** START **

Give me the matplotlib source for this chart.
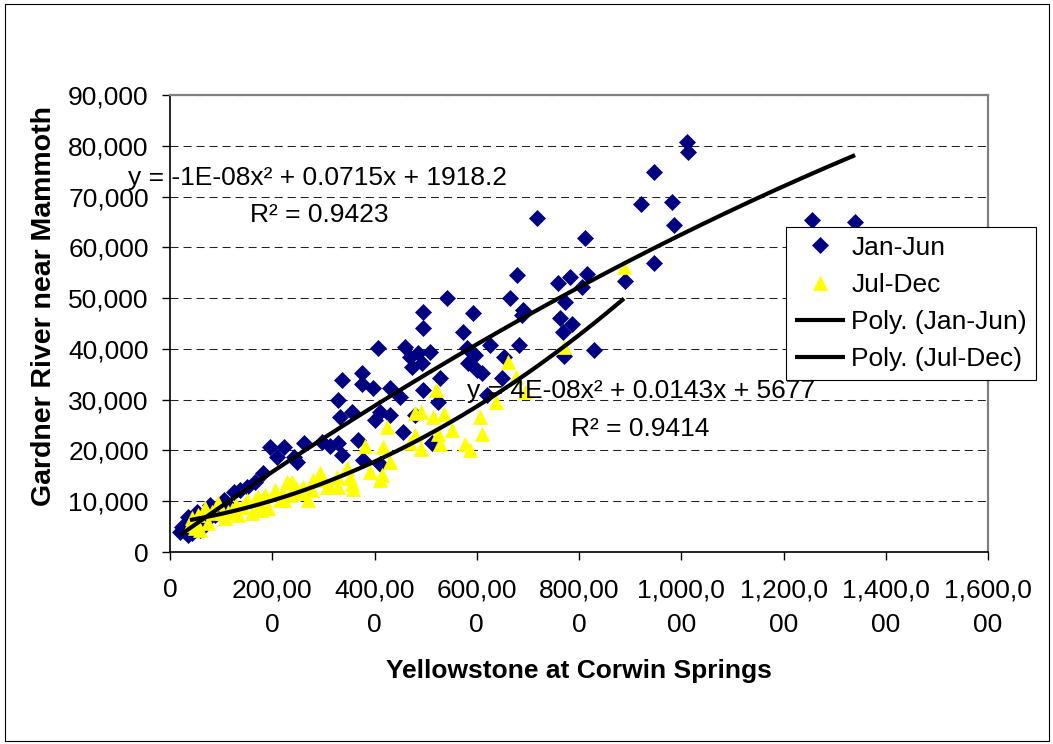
import matplotlib
matplotlib.use("Agg")
import matplotlib.pyplot as plt
import numpy as np
from matplotlib.ticker import FuncFormatter
from matplotlib.patches import Rectangle

plt.rcParams['font.family'] = ['Liberation Sans', 'DejaVu Sans']

# ---------------- data ----------------
series_names = ["Jan-Jun", "Jul-Dec"]
trend_names = ["Poly. (Jan-Jun)", "Poly. (Jul-Dec)"]

jan_jun_x = [1012000, 1014000, 947000, 921000, 982000, 986000, 718000, 812000, 1256000, 1340000,
             947000, 890000, 679000, 759000, 782000, 816000, 806000, 665000, 773000, 690000,
             688000, 763000, 786000, 769000, 683000, 626000, 771000, 829000, 653000, 610000,
             649000, 620000, 542000, 495000, 593000, 495000, 573000, 407000, 460000, 469000,
             485000, 509000, 473000, 493000, 528000, 581000, 597000, 583000, 600000, 336000,
             376000, 376000, 397000, 430000, 450000, 329000, 356000, 411000, 430000, 333000,
             401000, 456000, 329000, 368000, 336000, 512000, 378000, 411000, 479000, 495000,
             524000, 196000, 223000, 209000, 243000, 262000, 248000, 297000, 313000, 182000,
             151000, 125000, 106000, 78000, 53000, 35000, 23000, 20000, 35000, 49000,
             68000, 88000, 137000, 166000, 113000, 43000, 59000]
jan_jun_y = [80700, 78800, 74800, 68500, 68900, 64400, 65800, 61800, 65400, 65000,
             56900, 53400, 54500, 53000, 54100, 54700, 52200, 50000, 49200, 47600,
             46700, 46100, 44900, 43300, 40800, 40800, 38600, 39800, 38400, 35200,
             34300, 30900, 50000, 47300, 47100, 44100, 43300, 40200, 40400, 38400,
             39200, 39400, 36400, 37200, 34300, 40200, 38800, 37200, 35800, 33900,
             35200, 33100, 32300, 32300, 30500, 29900, 27600, 27600, 27000, 26600,
             26000, 23600, 21500, 22100, 19100, 21500, 18100, 17300, 27000, 31900,
             29500, 20700, 20700, 18700, 18700, 21500, 17700, 21700, 20900, 15600,
             12800, 11800, 10200, 9300, 7900, 6900, 4900, 3900, 3300, 4700,
             5900, 7300, 12200, 13800, 9300, 3700, 4300]

jul_dec_x = [888000, 771000, 661000, 677000, 694000, 638000, 606000, 610000, 520000, 479000,
             491000, 514000, 536000, 424000, 552000, 479000, 524000, 381000, 417000, 469000,
             491000, 528000, 577000, 587000, 430000, 327000, 391000, 415000, 356000, 358000,
             293000, 280000, 307000, 254000, 411000, 346000, 239000, 229000, 352000, 329000,
             205000, 186000, 172000, 151000, 141000, 121000, 94000, 88000, 68000, 55000,
             43000, 39000, 74000, 108000, 133000, 160000, 192000, 260000, 278000, 297000,
             270000, 48000, 102000, 176000, 215000, 235000, 313000, 59000, 51000, 82000,
             113000, 129000, 166000, 221000, 246000, 180000, 223000]
jul_dec_y = [56100, 40400, 37400, 34500, 31500, 29500, 26600, 23200, 31900, 27400,
             27600, 26600, 27200, 24600, 24000, 23000, 23200, 20900, 20700, 21500,
             20300, 21300, 21300, 20100, 17700, 14800, 15800, 15200, 13400, 12400,
             15600, 14200, 12800, 11600, 14200, 16500, 13800, 13800, 14600, 12800,
             12200, 11200, 10800, 10200, 8900, 8300, 9600, 7700, 8700, 7300,
             6700, 5300, 5700, 6700, 7300, 7700, 8700, 12800, 12200, 14200,
             10200, 4700, 7700, 9300, 10200, 11200, 12800, 4300, 5900, 7900,
             7900, 9300, 10200, 11600, 12600, 8300, 10200]

# polynomial trendline coefficients (displayed rounded in the chart's equations)
jan_jun_coef = [-1.09e-08, 0.0715, 1918.2]
jul_dec_coef = [4e-08, 0.0143, 5677]
equation_labels = ["y = -1E-08x\u00b2 + 0.0715x + 1918.2", "y = 4E-08x\u00b2 + 0.0143x + 5677"]
r2_labels = ["R\u00b2 = 0.9423", "R\u00b2 = 0.9414"]

x_ticks = [0, 200000, 400000, 600000, 800000, 1000000, 1200000, 1400000, 1600000]
x_tick_labels = ["0", "200,00\n0", "400,00\n0", "600,00\n0", "800,00\n0",
                 "1,000,0\n00", "1,200,0\n00", "1,400,0\n00", "1,600,0\n00"]
y_ticks = [0, 10000, 20000, 30000, 40000, 50000, 60000, 70000, 80000, 90000]

x_title = "Yellowstone at Corwin Springs"
y_title = "Gardner River near Mammoth"

# ---------------- figure ----------------
W, H = 1053, 744
fig = plt.figure(figsize=(W / 100, H / 100), dpi=100)
fig.patch.set_facecolor('white')


def fx(px):
    return px / W


def fy(py):
    return 1 - py / H


ax = fig.add_axes([fx(170), fy(552), (988 - 170) / W, (552 - 95) / H])

FS = 19
navy = '#000080'
yellow = '#FFFF00'

ax.plot(jan_jun_x, jan_jun_y, ls='none', marker='D', ms=8, mfc=navy, mec=navy,
        mew=0.5, label=series_names[0], zorder=3)
ax.plot(jul_dec_x, jul_dec_y, ls='none', marker='^', ms=10.5, mfc=yellow, mec=yellow,
        mew=0.5, label=series_names[1], zorder=3.1)

for xs_data, coef, name in [(jan_jun_x, jan_jun_coef, trend_names[0]),
                            (jul_dec_x, jul_dec_coef, trend_names[1])]:
    xs = np.linspace(min(xs_data), max(xs_data), 300)
    ax.plot(xs, np.polyval(coef, xs), color='black', lw=3, label=name, zorder=4,
            solid_capstyle='butt')

ax.set_xlim(0, 1600000)
ax.set_ylim(0, 90000)
ax.set_xticks(x_ticks)
ax.set_xticklabels(x_tick_labels, linespacing=1.55)
ax.set_yticks(y_ticks)
ax.yaxis.set_major_formatter(FuncFormatter(lambda v, p: f"{v:,.0f}"))

ax.yaxis.grid(True, color='#222222', lw=0.75, linestyle=(0, (7.7, 4.8)))
ax.xaxis.grid(False)

for s in ['left', 'bottom']:
    ax.spines[s].set_color('black')
    ax.spines[s].set_linewidth(1.2)
for s in ['top', 'right']:
    ax.spines[s].set_color('#808080')
    ax.spines[s].set_linewidth(1.6)

ax.tick_params(axis='both', direction='out', length=5.8, width=1.0, color='black',
               labelsize=FS, labelcolor='black')
ax.tick_params(axis='y', pad=9.5)
ax.tick_params(axis='x', pad=13)

# axis titles
fig.text(fx(579), fy(678), x_title, ha='center', va='baseline', fontsize=FS,
         fontweight='bold')
fig.text(fx(51), fy(306), y_title, ha='center', va='baseline', fontsize=20.5,
         fontweight='bold', rotation=90, rotation_mode='anchor')

# trendline equations
fig.text(fx(318), fy(185), equation_labels[0], ha='center', va='baseline', fontsize=FS, zorder=6)
fig.text(fx(319), fy(222), r2_labels[0], ha='center', va='baseline', fontsize=FS, zorder=6)
fig.text(fx(641), fy(398), equation_labels[1], ha='center', va='baseline', fontsize=FS, zorder=6)
fig.text(fx(640), fy(436), r2_labels[1], ha='center', va='baseline', fontsize=FS, zorder=6)

leg = ax.legend(loc='upper left', bbox_to_anchor=(fx(786), fy(227)),
                bbox_transform=fig.transFigure, borderaxespad=0, fontsize=FS,
                frameon=True, fancybox=False, framealpha=1, edgecolor='black',
                borderpad=0.33, labelspacing=0.5, handlelength=1.9,
                handletextpad=0.25, numpoints=1)
leg.get_frame().set_linewidth(0.8)
leg.set_zorder(10)

# outer chart border
fig.patches.append(Rectangle((fx(4.5), fy(740.5)), (1049 - 4.5) / W, (740.5 - 4) / H,
                             transform=fig.transFigure, fill=False, edgecolor='black',
                             lw=0.8, zorder=0))

fig.savefig('out.png', dpi=100, facecolor='white')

** END **

Given instruction: Begin at the top of the material above and output each line exactly, stopping after the line that holds "from matplotlib.patches import Rectangle". Leave out pictures.

Task solution:
Give me the matplotlib source for this chart.
import matplotlib
matplotlib.use("Agg")
import matplotlib.pyplot as plt
import numpy as np
from matplotlib.ticker import FuncFormatter
from matplotlib.patches import Rectangle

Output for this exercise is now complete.